Training Neural Networks in the Browser: A Look at tinyppo-snake

The intersection of machine learning and browser-based execution is rapidly evolving, moving from simple static models to dynamic, real-time training environments. A recent project, tinyppo-snake, demonstrates this capability by allowing users to train and watch a neural network learn to play the classic game of Snake directly within their web browser using Proximal Policy Optimization (PPO).

This project serves as both a technical demonstration of in-browser reinforcement learning and a visual tool for understanding how neural networks converge on solutions to simple game environments.

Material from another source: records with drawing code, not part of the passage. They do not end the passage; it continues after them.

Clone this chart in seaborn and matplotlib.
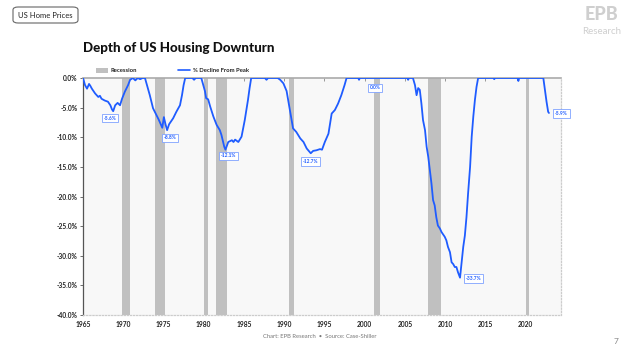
import matplotlib
matplotlib.use("Agg")
import matplotlib.pyplot as plt
import seaborn as sns
import pandas as pd
from matplotlib.patches import Patch, FancyBboxPatch
from matplotlib.lines import Line2D
import matplotlib.ticker as mticker

years = [1965.0, 1965.25, 1965.5, 1965.75, 1965.9, 1966.1, 1966.5, 1966.9, 1967.1, 1967.3,
         1967.7, 1968.1, 1968.4, 1968.6, 1968.75, 1969.0, 1969.3, 1969.6, 1969.85, 1970.2,
         1970.6, 1970.85, 1971.2, 1971.5, 1971.8, 1972.1, 1972.4, 1972.7, 1972.95, 1973.3,
         1973.7, 1974.1, 1974.4, 1974.65, 1974.85, 1975.05, 1975.25, 1975.45, 1975.7, 1976.2,
         1976.6, 1977.05, 1977.3, 1977.5, 1977.7, 1978.6, 1978.8, 1979.0, 1979.7, 1979.95,
         1980.15, 1980.3, 1980.55, 1980.8, 1981.2, 1981.6, 1982.0, 1982.2, 1982.55, 1982.7,
         1983.05, 1983.5, 1983.7, 1983.9, 1984.3, 1984.7, 1984.9, 1985.1, 1985.3, 1985.5,
         1985.7, 1985.9, 1987.6, 1987.8, 1988.0, 1989.2, 1989.5, 1989.9, 1990.3, 1990.7,
         1991.1, 1991.5, 1992.0, 1992.4, 1992.8, 1993.3, 1993.6, 1994.0, 1994.45, 1994.7,
         1995.05, 1995.5, 1995.9, 1996.3, 1996.7, 1997.1, 1997.5, 1997.75, 1999.2, 1999.3,
         1999.4, 2005.3, 2005.4, 2005.5, 2006.0, 2006.25, 2006.45, 2006.65, 2006.85, 2007.05,
         2007.25, 2007.5, 2007.7, 2007.9, 2008.1, 2008.3, 2008.5, 2008.7, 2008.9, 2009.1,
         2009.35, 2009.55, 2009.95, 2010.15, 2010.35, 2010.6, 2010.8, 2011.0, 2011.2, 2011.4,
         2011.6, 2011.85, 2012.05, 2012.25, 2012.45, 2012.65, 2012.85, 2013.1, 2013.3, 2013.5,
         2013.7, 2013.9, 2014.1, 2016.0, 2016.1, 2016.2, 2019.0, 2019.1, 2019.2, 2022.2,
         2022.4, 2022.6, 2022.8, 2022.9]
decline = [0.0, -1.2, -1.8, -1.0, -1.3, -1.8, -2.6, -3.2, -3.0, -3.5,
           -3.8, -4.0, -4.6, -5.3, -5.6, -4.6, -4.2, -4.6, -3.5, -2.3,
           -1.2, -0.3, 0.0, -0.4, 0.0, -0.2, 0.0, 0.0, -1.2, -2.9,
           -5.1, -6.2, -7.0, -7.8, -8.4, -6.6, -7.8, -8.8, -7.8, -6.8,
           -5.7, -4.6, -2.9, -1.2, 0.0, 0.0, -0.3, 0.0, 0.0, -1.2,
           -2.2, -3.4, -3.6, -4.8, -6.5, -7.9, -8.8, -9.6, -11.6, -12.1,
           -10.8, -10.5, -10.8, -10.4, -10.8, -9.9, -8.5, -7.1, -5.4, -3.7,
           -1.7, 0.0, 0.0, -0.3, 0.0, 0.0, -0.3, -0.9, -2.2, -5.4,
           -8.5, -9.1, -10.2, -10.8, -11.9, -12.7, -12.3, -12.2, -12.0, -12.1,
           -10.8, -9.4, -6.0, -5.4, -4.3, -2.9, -1.2, 0.0, 0.0, -0.3,
           0.0, 0.0, -0.3, 0.0, 0.0, -1.2, -2.9, -1.7, -2.0, -4.3,
           -7.1, -8.8, -11.6, -13.3, -15.6, -17.8, -20.6, -21.5, -23.5, -24.9,
           -25.4, -26.0, -26.8, -27.4, -28.5, -29.4, -31.1, -31.4, -31.9, -31.9,
           -32.8, -33.7, -31.1, -28.5, -26.6, -23.5, -19.5, -15.0, -9.9, -6.5,
           -3.7, -1.5, 0.0, 0.0, -0.2, 0.0, 0.0, -0.5, 0.0, 0.0,
           -2.0, -4.0, -5.7, -5.9]

rec_start = [1969.9, 1973.9, 1980.0, 1981.5, 1990.55, 2001.2, 2007.9, 2020.1]
rec_end = [1970.9, 1975.2, 1980.55, 1982.9, 1991.2, 2001.9, 2009.5, 2020.4]

label_years = [1968.75, 1975.45, 1982.7, 1993.3, 2001.3, 2011.85, 2022.9]
label_vals = [-5.6, -8.8, -12.1, -12.7, 0.0, -33.7, -5.9]
label_offsets = [(-2, -5), (2, -5.5), (2, -4.5), (0, -6), (0, -7), (10, -0.5), (9, -0.5)]

xticks = list(range(1965, 2021, 5))
yticks = list(range(0, -41, -5))

BLUE = "#1f5cff"
DARK = "#222222"

sns.set_theme(style="white")
plt.rcParams["font.family"] = ["Lato", "DejaVu Sans"]

fig = plt.figure(figsize=(6.4, 3.58), dpi=100)
ax = fig.add_axes([0.1297, 0.1201, 0.7469, 0.662])
ax.set_facecolor("#f8f8f8")

df = pd.DataFrame({"year": years, "decline": decline})
for s, e in zip(rec_start, rec_end):
    ax.axvspan(s, e, color="#c0c0c0", lw=0, zorder=1)
sns.lineplot(data=df, x="year", y="decline", ax=ax, color=BLUE, lw=1.3, zorder=3)

ax.set_xlim(1965, 2024.4)
ax.set_ylim(-40, 0)
ax.set_xticks(xticks)
ax.set_yticks(yticks)
ax.yaxis.set_major_formatter(mticker.FuncFormatter(lambda v, p: f"{v:.1f}%"))
ax.set_xlabel("")
ax.set_ylabel("")
for lab in ax.get_xticklabels() + ax.get_yticklabels():
    lab.set_fontweight("bold")
    lab.set_fontsize(4.8)
    lab.set_color(DARK)
ax.tick_params(axis="x", top=True, bottom=False, direction="in", length=2.5,
               width=0.6, color="#888888", labelbottom=True, pad=4)
ax.tick_params(axis="y", left=True, direction="out", length=2, width=0.6,
               color="#555555", pad=2)

ax.spines["left"].set_color("#555555")
ax.spines["left"].set_linewidth(0.9)
ax.spines["top"].set_color("#aaaaaa")
ax.spines["top"].set_linewidth(1.2)
for side in ["right", "bottom"]:
    ax.spines[side].set_color("#cccccc")
    ax.spines[side].set_linestyle((0, (1, 1.5)))
    ax.spines[side].set_linewidth(0.9)

for yv, vv, off in zip(label_years, label_vals, label_offsets):
    ax.annotate(f"{vv:.1f}%", xy=(yv, vv), xytext=off, textcoords="offset points",
                ha="center", va="center", fontsize=3.5, fontweight="bold", color=BLUE,
                bbox=dict(boxstyle="square,pad=0.35", fc="white", ec="#7fa2ff", lw=0.6),
                zorder=5)

handles = [Patch(facecolor="#c0c0c0", edgecolor="none", label="Recession"),
           Line2D([0], [0], color=BLUE, lw=1.2, label="% Decline From Peak")]
leg = ax.legend(handles=handles, ncol=2, loc="lower left", bbox_to_anchor=(0.019, 1.005),
                frameon=False, fontsize=4.2, handlelength=2.2, handleheight=0.9,
                columnspacing=6.9, handletextpad=0.4, borderaxespad=0.2)
for t in leg.get_texts():
    t.set_color(DARK)
    t.set_fontweight("bold")

fig.text(83 / 640, 1 - 48 / 358, "Depth of US Housing Downturn", fontsize=9.6,
         fontweight="black", color="#111111", ha="left", va="center")

box = FancyBboxPatch((13 / 640, 1 - 23 / 358), 65 / 640, 16 / 358,
                     boxstyle="round,pad=0,rounding_size=0.008",
                     transform=fig.transFigure, fc="white", ec="#666666", lw=0.8)
fig.patches.append(box)
fig.text(45.5 / 640, 1 - 15 / 358, "US Home Prices", fontsize=5.5, color="#222222",
         ha="center", va="center")

fig.text(602 / 640, 1 - 15 / 358, "EPB", fontsize=13, fontweight="black", color="#cfcfcf",
         ha="center", va="center")
fig.text(602 / 640, 1 - 31 / 358, "Research", fontsize=7, color="#cfcfcf",
         ha="center", va="center")

fig.text(320 / 640, 1 - 336 / 358, "Chart: EPB Research  \u2022  Source: Case-Shiller",
         fontsize=4.2, color="#777777", ha="center", va="center")
fig.text(616 / 640, 1 - 341 / 358, "7", fontsize=6, color="#888888", ha="center", va="center")

fig.savefig("out.png", dpi=100)
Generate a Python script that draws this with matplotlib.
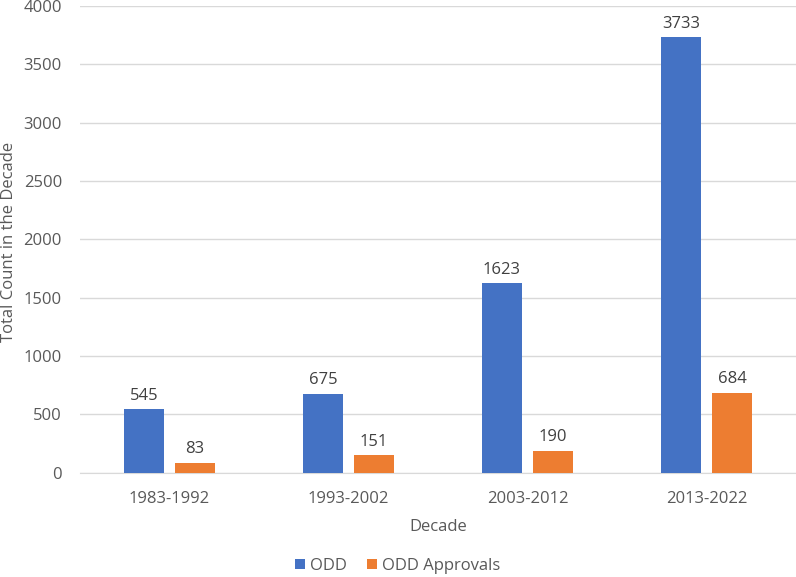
import numpy as np
import matplotlib
matplotlib.use("Agg")
import matplotlib.pyplot as plt

decades = ["1983-1992", "1993-2002", "2003-2012", "2013-2022"]
odd = [545, 675, 1623, 3733]
approvals = [83, 151, 190, 684]
yticks = [0, 500, 1000, 1500, 2000, 2500, 3000, 3500, 4000]

plt.rcParams['font.family'] = ['Open Sans', 'DejaVu Sans']
txt = '#595959'
fs = 12

fig = plt.figure(figsize=(7.96, 5.77), dpi=100)
ax = fig.add_axes([80/796, 1 - 472.7/577, 716/796, 466.7/577])

x = np.arange(len(decades))
w = 0.223
off = 0.1425
b1 = ax.bar(x - off, odd, w, color='#4472C4', label='ODD', zorder=3)
b2 = ax.bar(x + off, approvals, w, color='#ED7D31', label='ODD Approvals', zorder=3)

for bars, vals in ((b1, odd), (b2, approvals)):
    for r, v in zip(bars, vals):
        ax.annotate(str(v), (r.get_x() + r.get_width() / 2, v),
                    xytext=(0, 4), textcoords='offset points',
                    ha='center', va='bottom', fontsize=fs, color='#404040')

ax.set_xlim(-0.5, 3.5)
ax.set_ylim(0, 4000)
ax.set_yticks(yticks)
ax.set_xticks(x)
ax.set_xticklabels(decades)
ax.tick_params(length=0, labelsize=fs, labelcolor=txt)
ax.tick_params(axis='x', pad=13)
ax.tick_params(axis='y', pad=13)
ax.grid(axis='y', color='#d9d9d9', linewidth=1, zorder=0)
for s in ['top', 'right', 'left']:
    ax.spines[s].set_visible(False)
ax.spines['bottom'].set_color('#d9d9d9')

ax.set_xlabel('Decade', fontsize=fs, color=txt, labelpad=9)
# y label placed by hand, the default spot runs off the left edge
fig.text(9/796, 1 - 242/577, 'Total Count in the Decade', rotation=90,
         ha='center', va='center', fontsize=fs, color=txt)

fig.legend(handles=[b1, b2], loc='center', bbox_to_anchor=(0.5, 1 - 566/577),
           ncol=2, frameon=False, fontsize=fs, labelcolor=txt,
           handlelength=0.6, handleheight=0.6, handletextpad=0.3, columnspacing=1.2)

fig.savefig('out.png', dpi=100)
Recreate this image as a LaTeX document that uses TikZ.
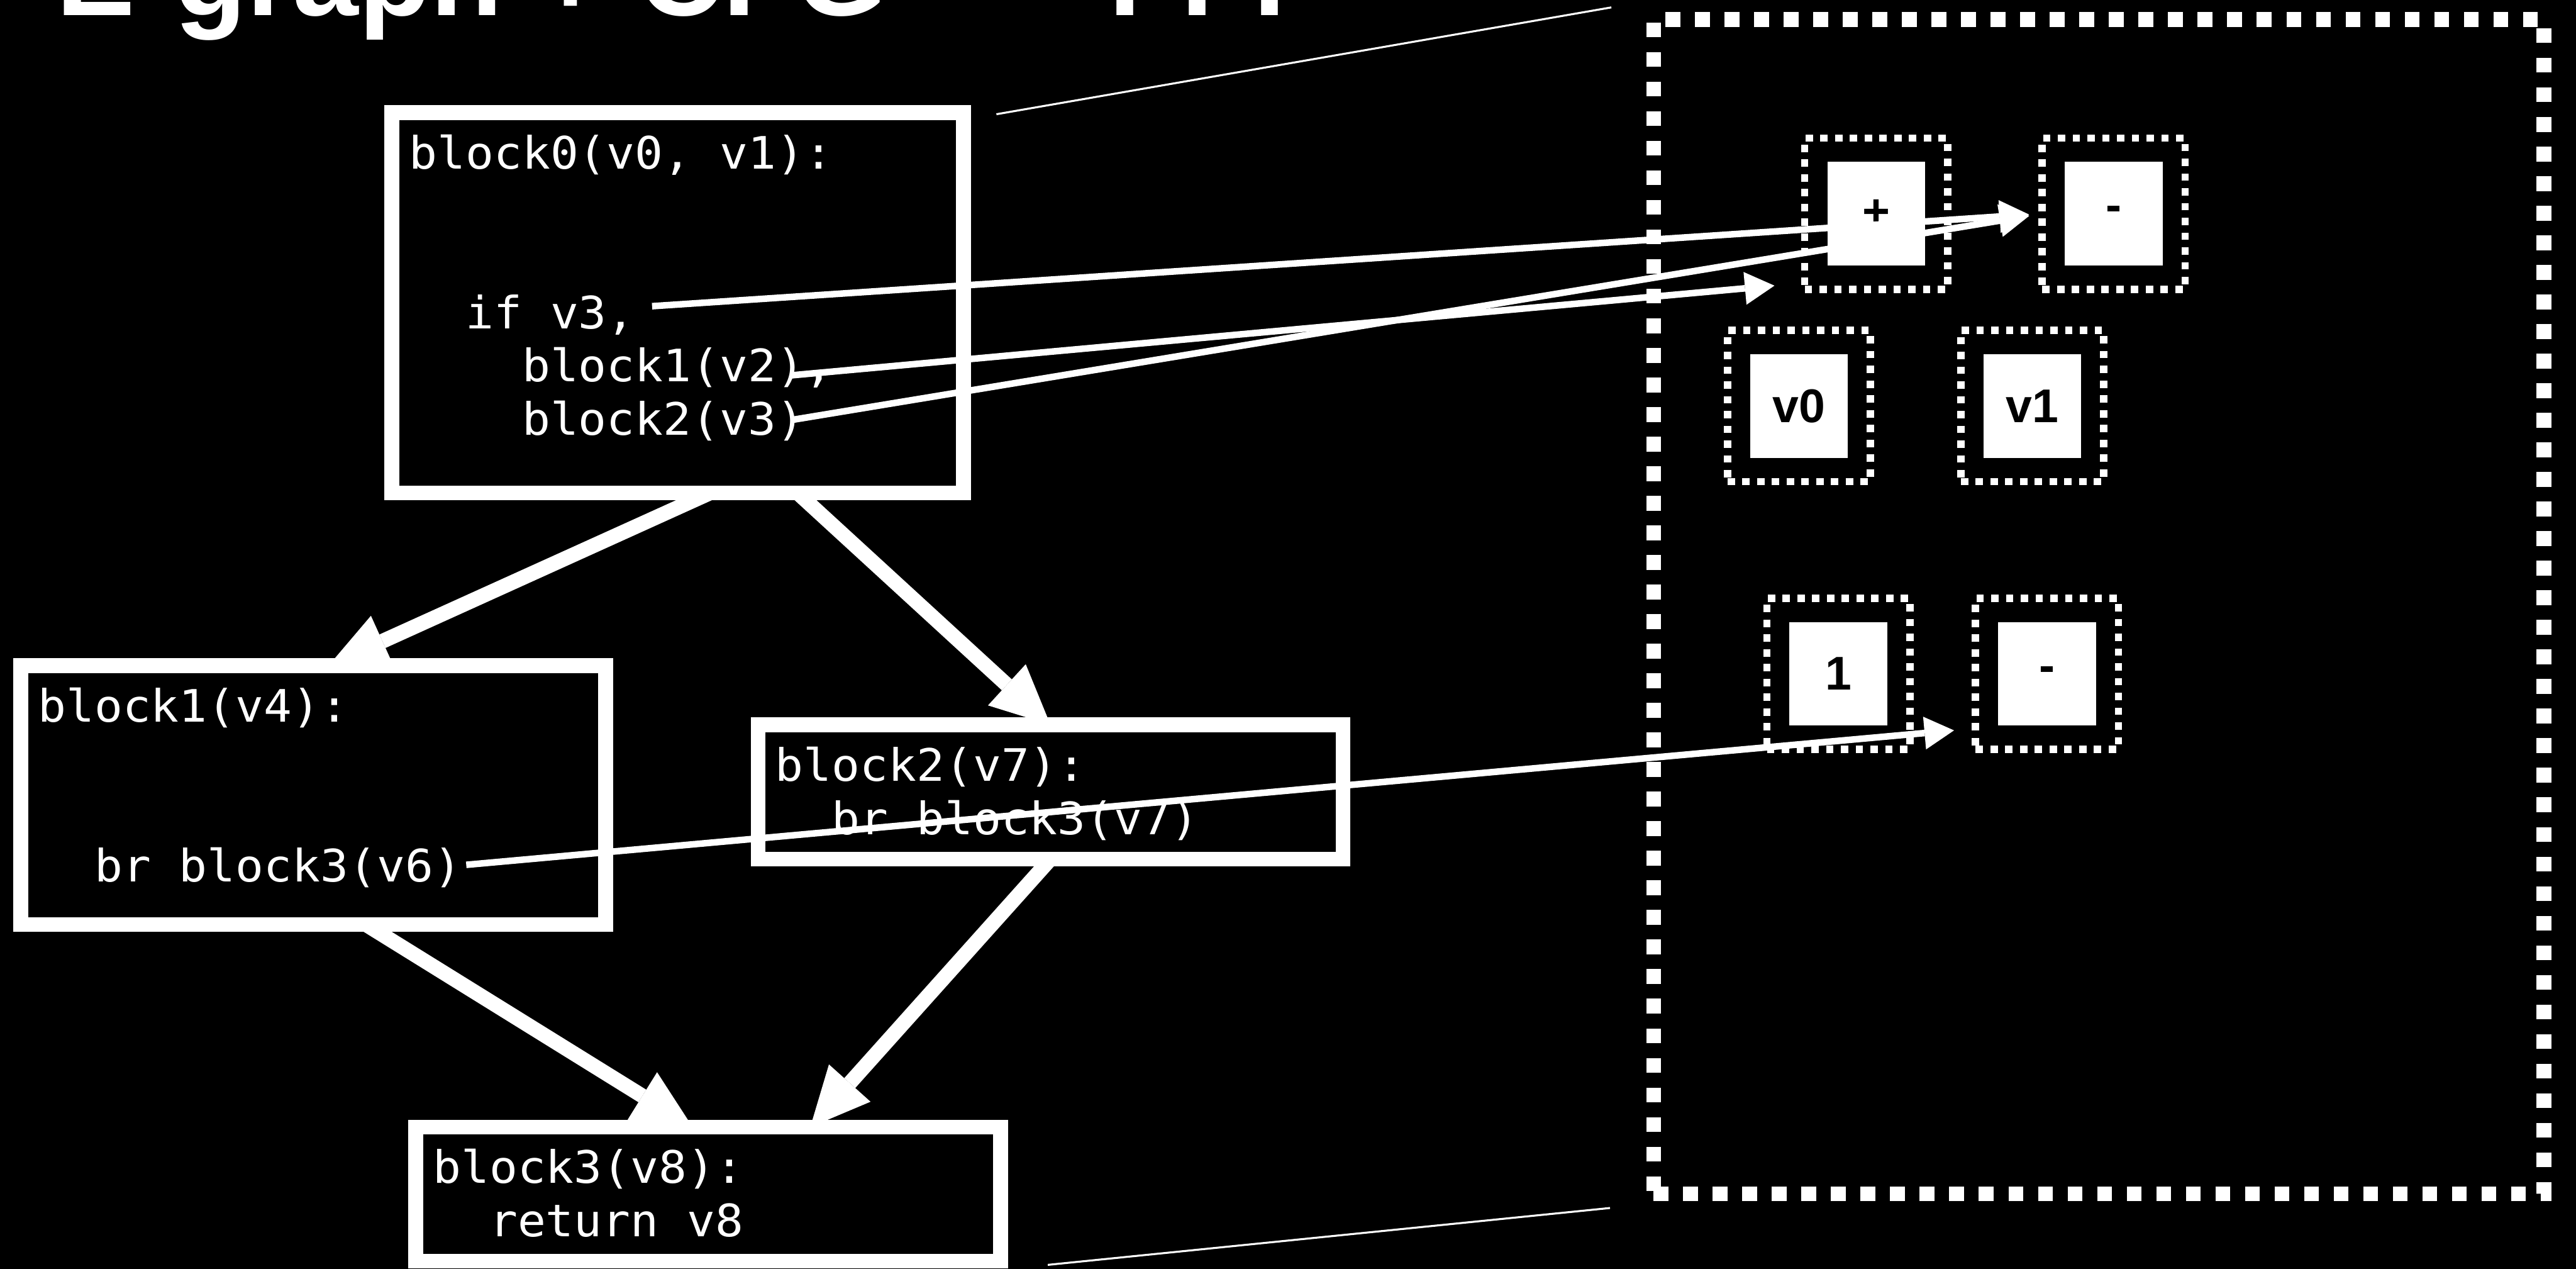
\documentclass[tikz,border=0pt]{standalone}
\usepackage{fontspec}
\setmainfont{Liberation Sans}
\setmonofont[FakeStretch=1.05]{DejaVu Sans Mono}
\usetikzlibrary{arrows.meta,calc}

\newcommand\cfgfont{\ttfamily\fontsize{27.2}{32.4}\selectfont}
\newcommand\enodefont{\bfseries\fontsize{28.8}{32}\selectfont}

\begin{document}
\begin{tikzpicture}[x=1pt, y=-1pt,
  block/.style={draw=white, line width=9pt, inner sep=0pt, outer sep=0pt, minimum width=356pt},
  code/.style={white, font=\cfgfont, inner sep=0pt, anchor=base west},
  egraph/.style={draw=white, line width=9pt, dash pattern=on 9pt off 9pt, inner sep=0pt, outer sep=0pt},
  eclass/.style={draw=white, line width=4.5pt, dash pattern=on 4.5pt off 4.5pt,
    minimum width=87pt, minimum height=92pt, inner sep=0pt, outer sep=0pt},
  enode/.style={fill=white, text=black, font=\enodefont, minimum width=59.5pt, minimum height=63pt, inner sep=0pt},
  cflow/.style={white, line width=9pt, -{Triangle[length=36pt, width=34pt, line width=0pt]}},
  dflow/.style={white, line width=4pt, -{Triangle[length=18pt, width=20pt, line width=0pt]}},
  zoomline/.style={white, line width=1.2pt}]

  % Slide background
  \path[use as bounding box, fill=black] (0,0) rectangle (1568,772);
  \clip (0,0) rectangle (1568,772);

  % Title (cut off at the top)
  \node[anchor=base west, inner sep=0pt, white, font=\bfseries\fontsize{72}{80}\selectfont]
    (title) at (34,9.25) {E-graph + CFG == ???};

  % -------------------------------------------------------
  % CFG blocks
  % -------------------------------------------------------
  \node[block, minimum width=348pt, minimum height=231.5pt] (b0) at (412.5,184.25) {};
  \node[block, minimum height=157.5pt] (b1) at (190.6,483.75) {};
  \node[block, minimum height=81.7pt]  (b2) at (639.4,481.85) {};
  \node[block, minimum height=81.6pt]  (b3) at (431,726.6) {};

  \node[code] (t0) at ($(b0.north west)+(10.3,34.2)$)
    {\begin{tabular}[t]{@{}l@{}}block0(v0, v1):\\ \\ \\ \ \ if v3,\\ \ \ \ \ block1(v2),\\ \ \ \ \ block2(v3)\end{tabular}};
  \node[code] (t1) at ($(b1.north west)+(10.3,34.2)$)
    {\begin{tabular}[t]{@{}l@{}}block1(v4):\\ \\ \\ \ \ br block3(v6)\end{tabular}};
  \node[code] (t2) at ($(b2.north west)+(10.3,34.2)$)
    {\begin{tabular}[t]{@{}l@{}}block2(v7):\\ \ \ br block3(v7)\end{tabular}};
  \node[code] (t3) at ($(b3.north west)+(10.3,34.2)$)
    {\begin{tabular}[t]{@{}l@{}}block3(v8):\\ \ \ return v8\end{tabular}};

  % -------------------------------------------------------
  % E-graph
  % -------------------------------------------------------
  \node[egraph, minimum width=541.9pt, minimum height=714.4pt] (eg) at (1277.45,369.1) {};

  \node[eclass] (cplus) at (1142,130) {};
  \node[enode]  (plus)  at (cplus) {+};
  \node[eclass] (csubA) at (1286.6,130) {};
  \node[enode]  (subA)  at (csubA) {-};
  \node[eclass] (cv0)   at (1095,247) {};
  \node[enode]  (v0)    at (cv0) {v0};
  \node[eclass] (cv1)   at (1237,247) {};
  \node[enode]  (v1)    at (cv1) {v1};
  \node[eclass] (cone)  at (1119,410) {};
  \node[enode]  (one)   at (cone) {1};
  \node[eclass] (csubB) at (1246,410) {};
  \node[enode]  (subB)  at (csubB) {-};

  % Zoom lines
  \draw[zoomline] ($(b0.north east)+(20,1)$) -- ($(eg.north west)+(-25.7,-7.4)$);
  \draw[zoomline] ($(b3.south east)+(28.8,2.2)$) -- ($(eg.south west)+(-26.5,8.7)$);

  % Control flow edges
  \draw[cflow] ($(b0.south)+(19.5,0)$) -- ($(b1.north)+(9.4,0)$);
  \draw[cflow] ($(b0.south)+(73.1,0)$) -- (b2.north);
  \draw[cflow] ($(b1.south)+(32.1,0)$) -- ($(b3.north)+(-9.4,0)$);
  \draw[cflow] (b2.south) -- ($(b3.north)+(62.2,0)$);

  % Values into the e-graph
  \coordinate (ifv3)  at (396.9,186.3);
  \coordinate (argv2) at (481.4,228.4);
  \coordinate (argv3) at (481.4,255.6);
  \coordinate (argv6) at (283.8,526.2);

  \draw[dflow, shorten >=8pt] (ifv3) -- (csubA.west);
  \draw[dflow, shorten >=8pt] (argv3) -- (csubA.west);
  \draw[dflow] (argv2) -- ($(cplus.south west)+(-18.4,-2.2)$);
  \draw[dflow] (argv6) -- ($(csubB.south west)+(-13.1,-11.6)$);

\end{tikzpicture}
\end{document}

The Technical Foundation: PPO and WebGPU

At its core, tinyppo-snake utilizes Proximal Policy Optimization (PPO), a popular reinforcement learning algorithm known for its stability and reliability. Unlike some earlier RL methods, PPO prevents the policy from changing too drastically in a single update, which helps avoid the "catastrophic forgetting" often seen in simpler gradient-based approaches.

To achieve the performance necessary for real-time training in a browser, the project leverages WebGPU. By offloading the heavy matrix multiplications and gradient calculations to the GPU, the application can run thousands of episodes per second, providing a fast feedback loop that makes the learning process visible to the user in real-time.

User Experience and Visualization

One of the most compelling aspects of the project is its focus on visualization. Rather than treating the neural network as a black box, the interface provides several key views:

  • Real-time Training Metrics: Users can track average scores over the last 500 episodes, peak scores, and the rate of rollouts per second.
  • Weight Visualization: The project includes a 3D renderer to visualize the weights of the network (e.g., fc1_pi.weight and fc1_v.weight), allowing users to see the internal state of the model as it evolves.
  • Live Roll-outs: Users can switch between training and watching the current policy in action, providing an immediate qualitative assessment of the model's progress.

Community Observations and Technical Challenges

While the project is visually impressive, the Hacker News community highlighted several interesting behavioral and technical hurdles inherent in reinforcement learning:

Convergence and Stagnation

Several users reported that the model eventually hits a performance ceiling. One user noted that their average score stagnated between 3600 and 3900 after approximately 5,000 steps. This suggests a potential local optimum where the agent has learned a basic survival strategy but cannot figure out more complex pathing to maximize the score further.

Policy Collapse

Reinforcement learning is notoriously unstable. One user reported a case where the model was nearing a score of 4,000 before it "corrupted itself," with subsequent scores dropping to zero. This is a classic example of policy collapse, where a single bad update can push the network into a state from which it cannot recover.

Reward Function Design

There is an ongoing debate regarding the reward function. One observer pointed out that the snake is penalized for not reaching the apple quickly, which may conflict with the goal of maximizing length:

Snake is about how long it gets not about the balance between length and wall clock time

Behavioral Loops

Another critique focused on the agent's tendency to get stuck in infinite loops. Because the agent may not be effectively "learning from its mistakes," it can enter a repetitive movement pattern that avoids the wall but fails to capture the apple, resulting in a negative score loop.

Accessibility and Compatibility

Because the project relies on WebGPU, it is currently limited by browser and OS support. Users on NetBSD and Safari (on macOS) reported issues with the "no WebGPU adapter" error, highlighting that while WebGPU is the future of browser-based compute, it is not yet universally available across all platforms.

Conclusion

tinyppo-snake is a mesmerizing blend of digital art and technical experimentation. By bringing the PPO training loop into the browser and visualizing the weights in real-time, it transforms the abstract process of machine learning into a tangible, observable experience. Despite the challenges of reward shaping and policy stability, it provides a clear window into the mechanics of reinforcement learning.